The Weekly Standard editor Bill Kristol gets a disturbing amount of predictions wrong.
Despite being unironically dubbed “Kristol Ball” by smarmy talkers on Morning Joe, the neoconservative thought leader has a long history of arrogantly and consistently predicting the exact opposite of what happens: from how Barack Obama wouldn’t beat Hillary Clinton in a single 2008 primary; to how the gay rights movement would end in 1993; to how his beloved Iraq War would effectively “isolate” Iran, “cow” Syria, and push Palestine into a negotiating mood.
The list is so endless that it’s now cliché in political journalism to joke how a Kristol forecast means a dire outcome for its subject.
But this week—gasp—he finally got one right.

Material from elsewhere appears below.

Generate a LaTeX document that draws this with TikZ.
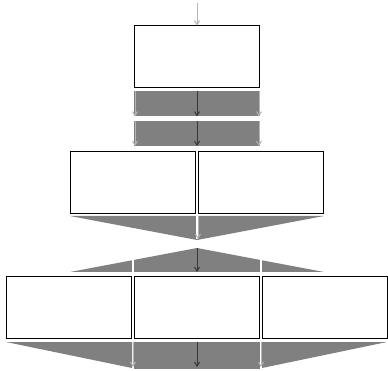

With Wednesday morning’s departure of Rand Paul from the Republican presidential race, Kristol has been proven correct on his December 2014 prediction that the feisty Kentucky senator would receive fewer primary votes in 2016 than his father, former Rep. Ron Paul, did in 2012.
“I think Rand Paul is totally overrated as a 2016 possibility,” the professional prognosticator told ABC’s This Week five months before the senator announced his candidacy. “The media loves him because he takes a couple of liberal views, publicizes them in an incoherent way, but I predict Rand Paul will get fewer votes than his father got in 2012.”
At the time, that seemed an outlandish prophecy. Rand was at the height of his popularity, having just come off his anti-drone and NSA filibusters, his outreach visits to Ferguson and other minority communities, and a year of leading in preliminary polls. It seemed entirely plausible that the libertarian-leaning senator would garner at least 2,095,796 votes—one more than his more radical father received in his bid four years prior.
But here we are in February 2016, and the younger Paul’s presidential bid ends with a mere 8,481 total votes.
Credit where credit is due: Kristol’s prediction was right.
Of course, that seems less impressive once you notice Kristol also predicted Trump’s polling numbers would “peak” 12 separate times; that Hillary Clinton wouldn’t run; and that Joe Biden and Joe Scarborough would.